Depuis le 15 avril 2023, la capitale du Soudan, Khartoum, est l'épicentre des combats entre les Forces armées soudanaises du général al-Burhan et les paramilitaires des Forces de soutien rapide du général Hemedti. Dix-neuf mois de guerre ont ravagé de larges pans de la ville, menant à l'exode de plus de la moitié de la population estimée, avant-guerre, à près de 8 millions de personnes.

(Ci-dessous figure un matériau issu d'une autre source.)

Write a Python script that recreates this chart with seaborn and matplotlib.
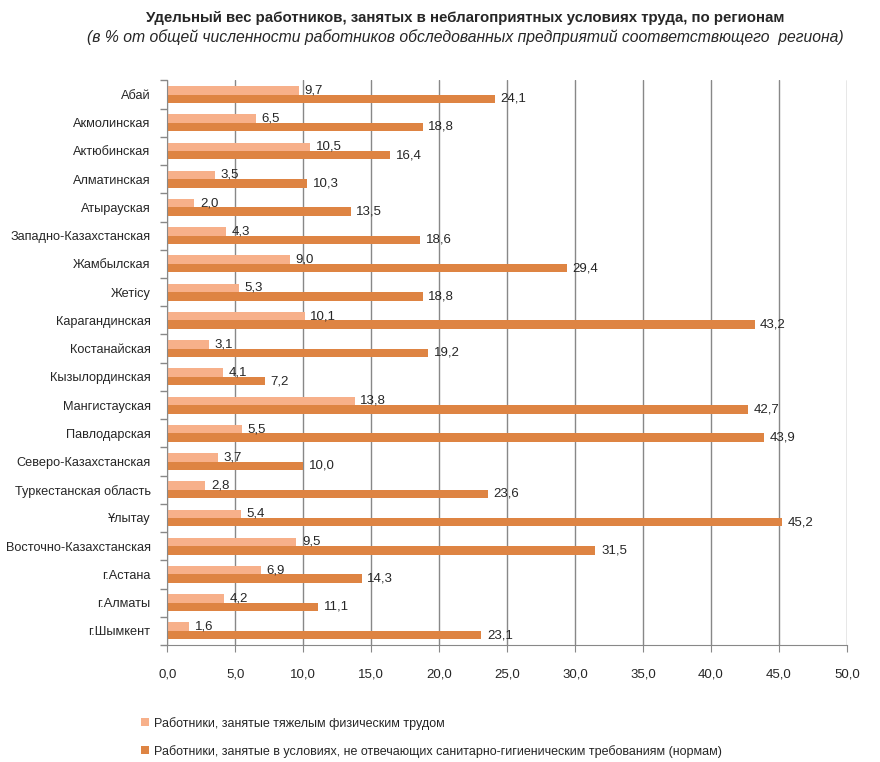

Dans la banlieue ouest de Khartoum, à Omdourman, reconquise par l'armée régulière en février dernier, quelques habitants reviennent au compte-gouttes s'installer dans les ruines.
Partout, le sol est jonché de verre brisé, de douilles de mitrailleuses, de brosses à dent, de photos de famille calcinées.
Les services de déminage et une poignée d'habitants comme Mohammed Omar ont débarrassé les maisons des cadavres et des obus non explosés : « Les Forces de soutien rapide étaient disséminées dans le quartier, en position défensive. L'armée avançait rue par rue, ralentie par les snipers, mais aussi parce qu'il avait de nombreux civils dans les maisons. Les paramilitaires les utilisaient comme des boucliers humains. »
« Guidés par la haine »
Si l'armée régulière a repris le quartier, c'est au prix d'immenses destructions, comme en témoigne Tarik : « Il n'y a plus rien à voir. Ma maison est en ruine. À l'intérieur, tout est détruit. Ici, le mur s'est effondré. Là, il n'y a plus de toit. L'armée était postée dans la rue là-bas et les paramilitaires, de l'autre côté. Ils sont tous irresponsables ! Les deux camps... Irresponsables ! Qui est-ce qui meurt finalement ? Hein ? Ce sont les pauvres gens. »
Tarik Abdallah se tient dans une cour lacérée par les obus. Cet ancien commerçant n'a plus d'argent pour vivre ailleurs : « Tous les deux, trois jours, ici, il y a un habitant qui meurt. Et qu'est-ce qui les tue ? Maintenant, c'est la famine. Les gens sont faibles, ils mangent à peine quelques lentilles. Il suffit d'un moustique qui te pique pour que tu meures. Ils auraient pu mettre un terme à cette guerre, il y a longtemps. Aujourd'hui, elle mène à notre perdition. Ils ont perdu la raison, ils sont guidés par la haine. Notre pays est perdu. »
Quelques habitants déblayent les gravats. Mais ici, personne ne reconstruit. La guerre n'est pas finie.